What the task asks:
Take every line from the first down to the line with "const pfRef = [1.16e-4];" and set it down exactly, without the pictures.

■ ■ ■

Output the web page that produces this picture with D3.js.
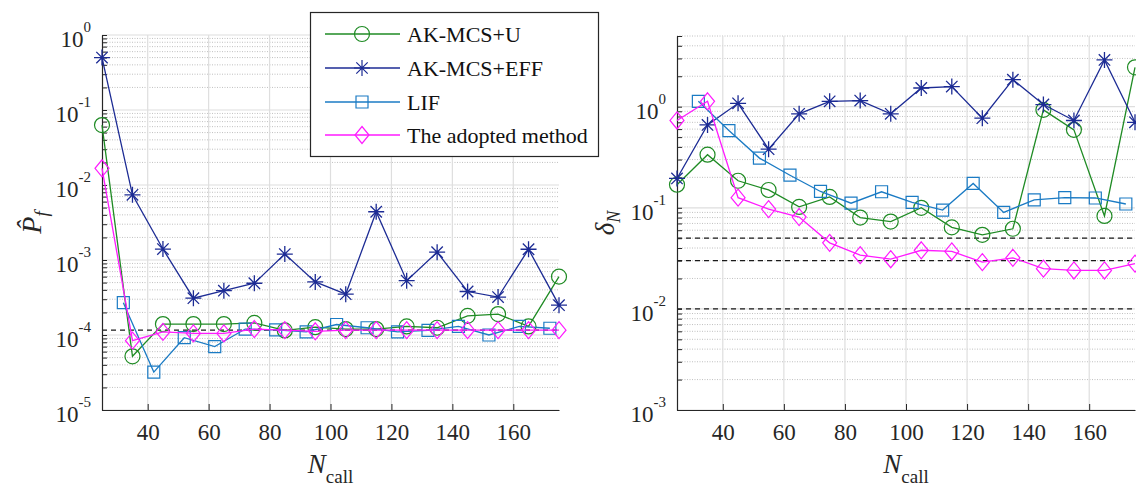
<!DOCTYPE html>
<html>
<head>
<meta charset="utf-8">
<script src="https://cdn.jsdelivr.net/npm/d3@7"></script>
<style>
  body { margin: 0; background: #fff; }
  svg { display: block; font-family: "Liberation Serif", "Times New Roman", Times, serif; }
</style>
</head>
<body>
<svg id="chart" width="1136" height="488"></svg>
<script>
// N_call values
const nCall = [25, 35, 45, 55, 65, 75, 85, 95, 105, 115, 125, 135, 145, 155, 165, 175];
const nCallLif = [32, 42, 52, 62, 72, 82, 92, 102, 112, 122, 132, 142, 152, 162, 172];
const xTicks = [40, 60, 80, 100, 120, 140, 160];

// failure probability estimates (left)
const pfU = [0.063, 5.2e-5, 1.4e-4, 1.4e-4, 1.4e-4, 1.45e-4, 1.15e-4, 1.27e-4, 1.2e-4, 1.2e-4, 1.3e-4, 1.25e-4, 1.8e-4, 1.9e-4, 1.3e-4, 6.0e-4];
const pfEff = [0.5, 0.0074, 0.0014, 3.1e-4, 3.9e-4, 4.9e-4, 1.2e-3, 5.1e-4, 3.5e-4, 4.4e-3, 5.3e-4, 1.27e-3, 3.8e-4, 3.2e-4, 1.39e-3, 2.5e-4];
const pfLif = [2.7e-4, 3.2e-5, 9.2e-5, 7.0e-5, 1.2e-4, 1.17e-4, 1.1e-4, 1.38e-4, 1.25e-4, 1.1e-4, 1.15e-4, 1.3e-4, 1.0e-4, 1.3e-4, 1.23e-4];
const pfAdopt = [0.0167, 8.4e-5, 1.1e-4, 1.05e-4, 1.05e-4, 1.2e-4, 1.16e-4, 1.12e-4, 1.16e-4, 1.16e-4, 1.16e-4, 1.16e-4, 1.16e-4, 1.16e-4, 1.16e-4, 1.16e-4];
const pfRef = [1.16e-4];

// coefficient of variation (right)
const dnU = [0.169, 0.335, 0.185, 0.15, 0.102, 0.128, 0.080, 0.073, 0.10, 0.064, 0.054, 0.062, 0.93, 0.59, 0.083, 2.45];
const dnEff = [0.195, 0.66, 1.08, 0.38, 0.85, 1.13, 1.15, 0.85, 1.53, 1.58, 0.77, 1.85, 1.05, 0.73, 2.9, 0.70];
const dnLif = [1.13, 0.58, 0.31, 0.21, 0.145, 0.111, 0.144, 0.113, 0.095, 0.174, 0.09, 0.12, 0.126, 0.125, 0.109];
const dnAdopt = [0.73, 1.13, 0.126, 0.097, 0.081, 0.045, 0.034, 0.031, 0.038, 0.037, 0.029, 0.032, 0.025, 0.024, 0.024, 0.028];
const dnRef = [0.05, 0.03, 0.01];

const seriesNames = ["AK-MCS+U", "AK-MCS+EFF", "LIF", "The adopted method"];
const colors = ["#1f8b24", "#1c2b94", "#1b7bc4", "#ff1aff"];
const markers = ["circle", "star", "square", "diamond"];

const svg = d3.select("#chart");
const FONT = "'Liberation Serif', 'Times New Roman', Times, serif";

function markerPath(type) {
  if (type === "circle") return d3.arc()({innerRadius: 0, outerRadius: 7.5, startAngle: 0, endAngle: 2 * Math.PI});
  if (type === "square") return "M-6,-6H6V6H-6Z";
  if (type === "diamond") return "M0,-8.5L7,0L0,8.5L-7,0Z";
  // asterisk: + and x, with a small centre dot
  const r = 8, d = 5.7;
  return `M${-r},0H${r}M0,${-r}V${r}M${-d},${-d}L${d},${d}M${-d},${d}L${d},${-d}M-1,-1H1V1H-1Z`;
}

function drawPanel(opt) {
  const x = d3.scaleLinear().domain([25, 175]).range([opt.left, opt.right]);
  const y = d3.scaleLog().domain(opt.yDomain).range([opt.bottom, opt.top]);
  const g = svg.append("g").attr("font-family", FONT);

  // minor + major y values
  const lo = Math.log10(opt.yDomain[0]), hi = Math.ceil(Math.log10(opt.yDomain[1]));
  const minor = [], major = [];
  for (let e = lo; e <= hi; e++) {
    for (let m = 1; m <= 9; m++) {
      const v = m * Math.pow(10, e);
      if (v > opt.yDomain[1] * 1.0001) continue;
      if (m === 1) major.push(v); else minor.push(v);
    }
  }

  // grids
  g.selectAll(".mg").data(minor).join("line")
    .attr("x1", opt.left).attr("x2", opt.right)
    .attr("y1", d => y(d)).attr("y2", d => y(d))
    .attr("stroke", "#b0b0b0").attr("stroke-width", 0.8).attr("stroke-dasharray", "1,1.5");
  g.selectAll(".Mg").data(major).join("line")
    .attr("x1", opt.left).attr("x2", opt.right)
    .attr("y1", d => y(d)).attr("y2", d => y(d))
    .attr("stroke", "#dedede").attr("stroke-width", 1.2);
  g.selectAll(".xg").data(xTicks).join("line")
    .attr("x1", d => x(d)).attr("x2", d => x(d))
    .attr("y1", opt.top).attr("y2", opt.bottom)
    .attr("stroke", "#dedede").attr("stroke-width", 1.2);

  // reference dashed lines
  g.selectAll(".ref").data(opt.refs).join("line")
    .attr("x1", opt.left).attr("x2", opt.right)
    .attr("y1", d => y(d)).attr("y2", d => y(d))
    .attr("stroke", "#1a1a1a").attr("stroke-width", 1.2).attr("stroke-dasharray", "5,4");

  // axes
  const xAxis = g.append("g").attr("transform", `translate(0,${opt.bottom})`)
    .call(d3.axisBottom(x).tickValues(xTicks).tickSizeInner(-6).tickSizeOuter(0).tickPadding(14));
  xAxis.attr("font-family", FONT);
  xAxis.select(".domain").attr("stroke", "#262626").attr("stroke-width", 1.2);
  xAxis.selectAll(".tick line").attr("stroke", "#262626");
  xAxis.selectAll("text").attr("font-size", 23).attr("fill", "#262626");

  const yAxis = g.append("g").attr("transform", `translate(${opt.left},0)`)
    .call(d3.axisLeft(y).tickValues(major.concat(minor)).tickSizeInner(-5).tickSizeOuter(0).tickFormat(""));
  yAxis.select(".domain").attr("stroke", "#262626").attr("stroke-width", 1.2);
  yAxis.selectAll(".tick line").attr("stroke", "#262626");

  const lab = g.selectAll(".ylab").data(major).join("text")
    .attr("x", opt.left - 11).attr("y", d => y(d) + 12)
    .attr("text-anchor", "end").attr("font-size", 23).attr("fill", "#262626");
  lab.append("tspan").text("10");
  lab.append("tspan").attr("dy", -15).attr("font-size", 15).text(d => String(Math.round(Math.log10(d))));

  // series
  opt.series.forEach((s, i) => {
    const pts = s.xs.map((v, k) => [x(v), y(s.ys[k])]);
    g.append("path").attr("d", d3.line()(pts))
      .attr("fill", "none").attr("stroke", colors[i]).attr("stroke-width", 1.3);
    g.selectAll(null).data(pts).join("path")
      .attr("transform", d => `translate(${d[0]},${d[1]})`)
      .attr("d", markerPath(markers[i]))
      .attr("fill", "none").attr("stroke", colors[i]).attr("stroke-width", markers[i] === "star" ? 1.3 : 1.2);
  });

  // x label
  const cx = (opt.left + opt.right) / 2;
  const xl = g.append("text").attr("x", cx).attr("y", 473).attr("text-anchor", "middle").attr("fill", "#262626");
  xl.append("tspan").attr("font-size", 27).attr("font-style", "italic").text("N");
  xl.append("tspan").attr("font-size", 19).attr("dy", 10).text("call");

  // y label
  const yl = g.append("text")
    .attr("transform", `translate(${opt.ylabX},${(opt.top + opt.bottom) / 2}) rotate(-90)`)
    .attr("text-anchor", "middle").attr("fill", "#262626");
  opt.ylab(yl);
}

drawPanel({
  left: 102, right: 559, top: 35, bottom: 410,
  yDomain: [1e-5, 1], refs: pfRef, ylabX: 41,
  series: [
    {xs: nCall, ys: pfU}, {xs: nCall, ys: pfEff},
    {xs: nCallLif, ys: pfLif}, {xs: nCall, ys: pfAdopt}
  ],
  ylab: t => {
    t.append("tspan").attr("font-size", 28).attr("font-style", "italic").text("P\u0302");
    t.append("tspan").attr("font-size", 19).attr("font-style", "italic").attr("dy", 7).text("f");
  }
});

drawPanel({
  left: 677, right: 1135, top: 36, bottom: 410,
  yDomain: [1e-3, 5], refs: dnRef, ylabX: 614,
  series: [
    {xs: nCall, ys: dnU}, {xs: nCall, ys: dnEff},
    {xs: nCallLif, ys: dnLif}, {xs: nCall, ys: dnAdopt}
  ],
  ylab: t => {
    t.append("tspan").attr("font-size", 27).attr("font-style", "italic").text("\u03b4");
    t.append("tspan").attr("font-size", 18).attr("font-style", "italic").attr("dy", 6).text("N");
  }
});

// legend
const leg = svg.append("g").attr("font-family", FONT);
leg.append("rect").attr("x", 310.5).attr("y", 12.5).attr("width", 288).attr("height", 144)
  .attr("fill", "#fff").attr("stroke", "#262626").attr("stroke-width", 1.2);
const rows = [34, 68, 102, 135];
seriesNames.forEach((name, i) => {
  const r = leg.append("g").attr("transform", `translate(0,${rows[i]})`);
  r.append("line").attr("x1", 325).attr("x2", 400).attr("stroke", colors[i]).attr("stroke-width", 1.5);
  r.append("path").attr("transform", "translate(362,0)").attr("d", markerPath(markers[i]))
    .attr("fill", "none").attr("stroke", colors[i]).attr("stroke-width", 1.2);
  r.append("text").attr("x", 407).attr("y", 8).attr("font-size", 22).attr("fill", "#111").text(name);
});
</script>
</body>
</html>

■ ■ ■

Result of the task:
Output the web page that produces this picture with D3.js.
<!DOCTYPE html>
<html>
<head>
<meta charset="utf-8">
<script src="https://cdn.jsdelivr.net/npm/d3@7"></script>
<style>
  body { margin: 0; background: #fff; }
  svg { display: block; font-family: "Liberation Serif", "Times New Roman", Times, serif; }
</style>
</head>
<body>
<svg id="chart" width="1136" height="488"></svg>
<script>
// N_call values
const nCall = [25, 35, 45, 55, 65, 75, 85, 95, 105, 115, 125, 135, 145, 155, 165, 175];
const nCallLif = [32, 42, 52, 62, 72, 82, 92, 102, 112, 122, 132, 142, 152, 162, 172];
const xTicks = [40, 60, 80, 100, 120, 140, 160];

// failure probability estimates (left)
const pfU = [0.063, 5.2e-5, 1.4e-4, 1.4e-4, 1.4e-4, 1.45e-4, 1.15e-4, 1.27e-4, 1.2e-4, 1.2e-4, 1.3e-4, 1.25e-4, 1.8e-4, 1.9e-4, 1.3e-4, 6.0e-4];
const pfEff = [0.5, 0.0074, 0.0014, 3.1e-4, 3.9e-4, 4.9e-4, 1.2e-3, 5.1e-4, 3.5e-4, 4.4e-3, 5.3e-4, 1.27e-3, 3.8e-4, 3.2e-4, 1.39e-3, 2.5e-4];
const pfLif = [2.7e-4, 3.2e-5, 9.2e-5, 7.0e-5, 1.2e-4, 1.17e-4, 1.1e-4, 1.38e-4, 1.25e-4, 1.1e-4, 1.15e-4, 1.3e-4, 1.0e-4, 1.3e-4, 1.23e-4];
const pfAdopt = [0.0167, 8.4e-5, 1.1e-4, 1.05e-4, 1.05e-4, 1.2e-4, 1.16e-4, 1.12e-4, 1.16e-4, 1.16e-4, 1.16e-4, 1.16e-4, 1.16e-4, 1.16e-4, 1.16e-4, 1.16e-4];
const pfRef = [1.16e-4];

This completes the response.